Maximum Strong Pair XOR I - Practice Coding Problems

Maximum Strong Pair XOR I - Problem

Array Hash Table Bit Manipulation Trie Sliding Window Easy

You're given an array of integers and need to find the maximum XOR value among all "strong pairs".

A strong pair is defined as two numbers x and y where the absolute difference between them is at most the smaller of the two: |x - y| ≤ min(x, y).

Your task is to:

Find all valid strong pairs in the array
Calculate the XOR (bitwise exclusive OR) for each strong pair
Return the maximum XOR value found

Note: You can use the same number twice to form a pair (a number paired with itself has XOR = 0).

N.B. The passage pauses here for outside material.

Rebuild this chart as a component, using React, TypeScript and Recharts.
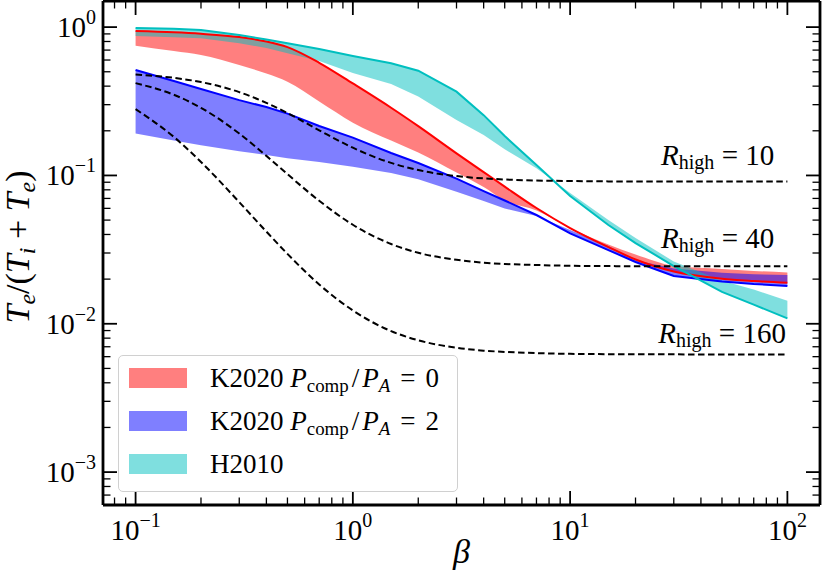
import React from "react";
import { ComposedChart, Area, Line, XAxis, YAxis, Legend, ReferenceDot } from "recharts";

// Te/(Ti+Te) against plasma beta, log-log, three model bands and three R_high curves

const SERIF = "'Liberation Serif', 'DejaVu Serif', serif";

const beta = [0.1, 0.15, 0.2, 0.3, 0.4, 0.5, 0.7, 1, 1.5, 2, 3, 4, 5, 7, 10, 15, 20, 30, 50, 70, 100];

// K2020, P_comp/P_A = 0 (red): solid edge and the other edge of the band
const k0Line = [0.941, 0.922, 0.901, 0.857, 0.8, 0.733, 0.575, 0.417, 0.286, 0.215, 0.141, 0.1054, 0.0841, 0.0603, 0.0442, 0.0329, 0.0271, 0.0225, 0.0201, 0.0194, 0.0189];
const k0Edge = [0.749, 0.689, 0.648, 0.555, 0.486, 0.428, 0.315, 0.227, 0.172, 0.1427, 0.1046, 0.0835, 0.0678, 0.058, 0.0442, 0.0342, 0.0293, 0.0246, 0.0234, 0.0227, 0.0222];

// K2020, P_comp/P_A = 2 (blue)
const k2Line = [0.514, 0.433, 0.383, 0.322, 0.289, 0.261, 0.2155, 0.18, 0.1416, 0.1213, 0.0953, 0.0785, 0.0678, 0.0541, 0.0407, 0.0314, 0.0261, 0.021, 0.0193, 0.01853, 0.018];
const k2Edge = [0.192, 0.172, 0.16, 0.1456, 0.1373, 0.1306, 0.123, 0.1146, 0.1038, 0.0941, 0.0777, 0.0672, 0.0598, 0.0532, 0.0428, 0.0334, 0.0268, 0.0236, 0.0221, 0.0216, 0.0213];

// H2010 (cyan)
const h10Line = [0.985, 0.974, 0.956, 0.885, 0.825, 0.778, 0.711, 0.638, 0.57, 0.508, 0.367, 0.255, 0.1844, 0.1175, 0.0726, 0.0463, 0.035, 0.0245, 0.0164, 0.01346, 0.01087];
const h10Edge = [0.871, 0.855, 0.84, 0.778, 0.723, 0.666, 0.591, 0.49, 0.413, 0.34, 0.2364, 0.187, 0.15, 0.112, 0.0761, 0.05, 0.0378, 0.0263, 0.0195, 0.017, 0.01429];

// R_high curves (dashed)
const rh10 = [0.4787, 0.455, 0.4262, 0.3645, 0.3085, 0.2632, 0.2016, 0.1538, 0.1215, 0.1087, 0.099, 0.0955, 0.0939, 0.0924, 0.0917, 0.0912, 0.0911, 0.091, 0.0909, 0.0909, 0.0909];
const rh40 = [0.4191, 0.3499, 0.2857, 0.1916, 0.1355, 0.102, 0.0675, 0.0465, 0.0345, 0.0301, 0.027, 0.0258, 0.0253, 0.0249, 0.0246, 0.0245, 0.0244, 0.0244, 0.0244, 0.0244, 0.0244];
const rh160 = [0.2798, 0.1819, 0.1232, 0.0661, 0.0418, 0.0296, 0.0184, 0.0123, 0.00892, 0.00774, 0.00689, 0.00659, 0.00646, 0.00634, 0.00627, 0.00624, 0.00623, 0.00622, 0.00621, 0.00621, 0.00621];

const xTicks = [0.08, 0.09, 0.1, 0.2, 0.3, 0.4, 0.5, 0.6, 0.7, 0.8, 0.9, 1, 2, 3, 4, 5, 6, 7, 8, 9, 10, 20, 30, 40, 50, 60, 70, 80, 90, 100];
const yTicks = [0.0007, 0.0008, 0.0009, 0.001, 0.002, 0.003, 0.004, 0.005, 0.006, 0.007, 0.008, 0.009, 0.01, 0.02, 0.03, 0.04, 0.05, 0.06, 0.07, 0.08, 0.09, 0.1, 0.2, 0.3, 0.4, 0.5, 0.6, 0.7, 0.8, 0.9, 1];

const xDomain = [0.0708, 141.3];
const yDomain = [0.0006, 1.5];

const rHighLabels = [
  { beta: 87, value: 0.117, text: "10" },
  { beta: 87, value: 0.0324, text: "40" },
  { beta: 98.5, value: 0.0074, text: "160" },
];

const legendItems = [
  { fill: "rgba(255,0,0,0.5)", ratio: "0" },
  { fill: "rgba(0,0,255,0.5)", ratio: "2" },
  { fill: "rgba(0,191,191,0.5)", ratio: null },
];

const data = beta.map((b, i) => ({
  beta: b,
  k0Band: [k0Edge[i], k0Line[i]],
  k2Band: [k2Edge[i], k2Line[i]],
  h10Band: [h10Edge[i], h10Line[i]],
  k0Line: k0Line[i],
  k2Line: k2Line[i],
  h10Line: h10Line[i],
  rh10: rh10[i],
  rh40: rh40[i],
  rh160: rh160[i],
}));

const expOf = (v: number) => Math.round(Math.log10(v));
const isDecade = (v: number) => Math.abs(Math.log10(v) - expOf(v)) < 1e-9;
const supText = (v: number) => String(expOf(v)).replace("-", "\u2212");

const MAJOR = 14;
const MINOR = 7.5;

function PowerLabel({ x, y, v, anchor }: any) {
  return (
    <text x={x} y={y} textAnchor={anchor} fontFamily={SERIF} fontSize={29} fill="#000">
      10
      <tspan fontSize={20} dy={-13}>
        {supText(v)}
      </tspan>
    </text>
  );
}

function BottomTick(props: any) {
  const { x, y, payload } = props;
  const major = isDecade(payload.value);
  return (
    <g>
      <line x1={x} y1={y} x2={x} y2={y - (major ? MAJOR : MINOR)} stroke="#000" strokeWidth={major ? 1.8 : 1.3} />
      {major && <PowerLabel x={x} y={y + 35} v={payload.value} anchor="middle" />}
    </g>
  );
}

function TopTick(props: any) {
  const { x, y, payload } = props;
  const major = isDecade(payload.value);
  return <line x1={x} y1={y} x2={x} y2={y + (major ? MAJOR : MINOR)} stroke="#000" strokeWidth={major ? 1.8 : 1.3} />;
}

function LeftTick(props: any) {
  const { x, y, payload } = props;
  const major = isDecade(payload.value);
  return (
    <g>
      <line x1={x} y1={y} x2={x + (major ? MAJOR : MINOR)} y2={y} stroke="#000" strokeWidth={major ? 1.8 : 1.3} />
      {major && <PowerLabel x={x - 7} y={y + 10} v={payload.value} anchor="end" />}
    </g>
  );
}

function RightTick(props: any) {
  const { x, y, payload } = props;
  const major = isDecade(payload.value);
  return <line x1={x} y1={y} x2={x - (major ? MAJOR : MINOR)} y2={y} stroke="#000" strokeWidth={major ? 1.8 : 1.3} />;
}

function XLabel(props: any) {
  const vb = props.viewBox || { x: 103, y: 505, width: 717, height: 70 };
  return (
    <text x={vb.x + vb.width / 2} y={vb.y + 58} textAnchor="middle" fontFamily={SERIF} fontStyle="italic" fontSize={34} fill="#000">
      β
    </text>
  );
}

function YLabel(props: any) {
  const vb = props.viewBox || { x: 0, y: 1, width: 103, height: 504 };
  const cx = vb.x + 29;
  const cy = vb.y + vb.height / 2 - 6;
  return (
    <text transform={`translate(${cx},${cy}) rotate(-90)`} textAnchor="middle" fontFamily={SERIF} fontSize={34} fill="#000">
      <tspan fontStyle="italic">T</tspan>
      <tspan fontStyle="italic" fontSize={24} dy={6}>e</tspan>
      <tspan dy={-6}>/(</tspan>
      <tspan fontStyle="italic">T</tspan>
      <tspan fontStyle="italic" fontSize={24} dy={6}>i</tspan>
      <tspan dy={-6}>{"\u00a0+\u00a0"}</tspan>
      <tspan fontStyle="italic">T</tspan>
      <tspan fontStyle="italic" fontSize={24} dy={6}>e</tspan>
      <tspan dy={-6}>)</tspan>
    </text>
  );
}

function RHighText(props: any) {
  const { cx, cy, text } = props;
  return (
    <text x={cx} y={cy} textAnchor="end" fontFamily={SERIF} fontSize={29} fill="#000">
      <tspan fontStyle="italic">R</tspan>
      <tspan fontSize={20} dy={4}>high</tspan>
      <tspan dy={-4}>{"\u00a0=\u00a0" + text}</tspan>
    </text>
  );
}

const sub: React.CSSProperties = { fontSize: "0.7em", position: "relative", top: "0.28em" };

function LegendBox() {
  return (
    <div
      style={{
        boxSizing: "border-box",
        width: 340,
        height: 137,
        border: "1px solid #d0d0d0",
        borderRadius: 5,
        background: "rgba(255,255,255,0.8)",
        fontFamily: SERIF,
        fontSize: 27,
        color: "#000",
        position: "relative",
      }}
    >
      {legendItems.map((item, i) => (
        <div
          key={i}
          style={{ position: "absolute", left: 10, top: 12 + i * 43, height: 20, display: "flex", alignItems: "center", whiteSpace: "nowrap" }}
        >
          <span style={{ display: "inline-block", width: 58, height: 20, background: item.fill }} />
          <span style={{ marginLeft: 23, lineHeight: 1 }}>
            {item.ratio === null ? (
              "H2010"
            ) : (
              <>
                K2020 <i>P</i>
                <span style={sub}>comp</span>
                <span style={{ margin: "0 3px" }}>/</span>
                <i>P</i>
                <span style={{ ...sub, fontStyle: "italic" }}>A</span>
                <span style={{ margin: "0 10px" }}>=</span>
                {item.ratio}
              </>
            )}
          </span>
        </div>
      ))}
    </div>
  );
}

export default function App() {
  const frame = { stroke: "#000", strokeWidth: 2.8 };
  return (
    <div style={{ position: "absolute", left: 0, top: 0, width: 822, height: 575, background: "#fff" }}>
      <ComposedChart width={822} height={575} data={data} margin={{ top: 1, right: 2, bottom: 0, left: 0 }}>
        <Area dataKey="k0Band" type="monotone" stroke="none" fill="#ff0000" fillOpacity={0.5} dot={false} activeDot={false} isAnimationActive={false} />
        <Area dataKey="k2Band" type="linear" stroke="none" fill="#0000ff" fillOpacity={0.5} dot={false} activeDot={false} isAnimationActive={false} />
        <Area dataKey="h10Band" type="linear" stroke="none" fill="#00bfbf" fillOpacity={0.5} dot={false} activeDot={false} isAnimationActive={false} />
        <Line dataKey="k0Line" type="monotone" stroke="#ff0000" strokeWidth={2} dot={false} activeDot={false} isAnimationActive={false} />
        <Line dataKey="k2Line" type="linear" stroke="#0000ff" strokeWidth={2} dot={false} activeDot={false} isAnimationActive={false} />
        <Line dataKey="h10Line" type="linear" stroke="#00bfbf" strokeWidth={2} dot={false} activeDot={false} isAnimationActive={false} />
        <Line dataKey="rh10" type="monotone" stroke="#000" strokeWidth={2} strokeDasharray="6.5 3.5" dot={false} activeDot={false} isAnimationActive={false} />
        <Line dataKey="rh40" type="monotone" stroke="#000" strokeWidth={2} strokeDasharray="6.5 3.5" dot={false} activeDot={false} isAnimationActive={false} />
        <Line dataKey="rh160" type="monotone" stroke="#000" strokeWidth={2} strokeDasharray="6.5 3.5" dot={false} activeDot={false} isAnimationActive={false} />

        {rHighLabels.map((l) => (
          <ReferenceDot key={l.text} x={l.beta} y={l.value} r={1} shape={(p: any) => <RHighText {...p} text={l.text} />} />
        ))}

        <XAxis
          dataKey="beta"
          type="number"
          scale="log"
          domain={xDomain}
          allowDataOverflow
          ticks={xTicks}
          interval={0}
          height={70}
          tickLine={false}
          tickSize={0}
          tickMargin={0}
          tick={(p: any) => <BottomTick {...p} />}
          axisLine={frame}
          label={(p: any) => <XLabel {...p} />}
        />
        <XAxis
          xAxisId="top"
          orientation="top"
          mirror
          dataKey="beta"
          type="number"
          scale="log"
          domain={xDomain}
          allowDataOverflow
          ticks={xTicks}
          interval={0}
          tickLine={false}
          tickSize={0}
          tickMargin={0}
          tick={(p: any) => <TopTick {...p} />}
          axisLine={frame}
        />
        <YAxis
          type="number"
          scale="log"
          domain={yDomain}
          allowDataOverflow
          ticks={yTicks}
          interval={0}
          width={103}
          tickLine={false}
          tickSize={0}
          tickMargin={0}
          tick={(p: any) => <LeftTick {...p} />}
          axisLine={frame}
          label={(p: any) => <YLabel {...p} />}
        />
        <YAxis
          yAxisId="right"
          orientation="right"
          mirror
          type="number"
          scale="log"
          domain={yDomain}
          allowDataOverflow
          ticks={yTicks}
          interval={0}
          tickLine={false}
          tickSize={0}
          tickMargin={0}
          tick={(p: any) => <RightTick {...p} />}
          axisLine={frame}
        />
        <Legend
          layout="vertical"
          align="center"
          verticalAlign="middle"
          wrapperStyle={{ left: 118, top: 355, width: 340, height: 137 }}
          content={() => <LegendBox />}
        />
      </ComposedChart>
    </div>
  );
}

Example: In array [1, 2, 3, 4], the pair (2, 3) is strong because |2-3| = 1 ≤ min(2,3) = 2, and their XOR is 2 ⊕ 3 = 1.

Input & Output

example_1.py — Basic Array

$ Input: [1, 2, 3, 4]

› Output: 7

💡 Note: Strong pairs: (1,1)→XOR=0, (1,2)→XOR=3, (2,2)→XOR=0, (2,3)→XOR=1, (2,4)→XOR=6, (3,3)→XOR=0, (3,4)→XOR=7, (4,4)→XOR=0. Maximum is 7 from pair (3,4).

example_2.py — Single Element

$ Input: [5]

› Output: 0

💡 Note: Only one element, so the only pair is (5,5) which gives XOR = 5⊕5 = 0.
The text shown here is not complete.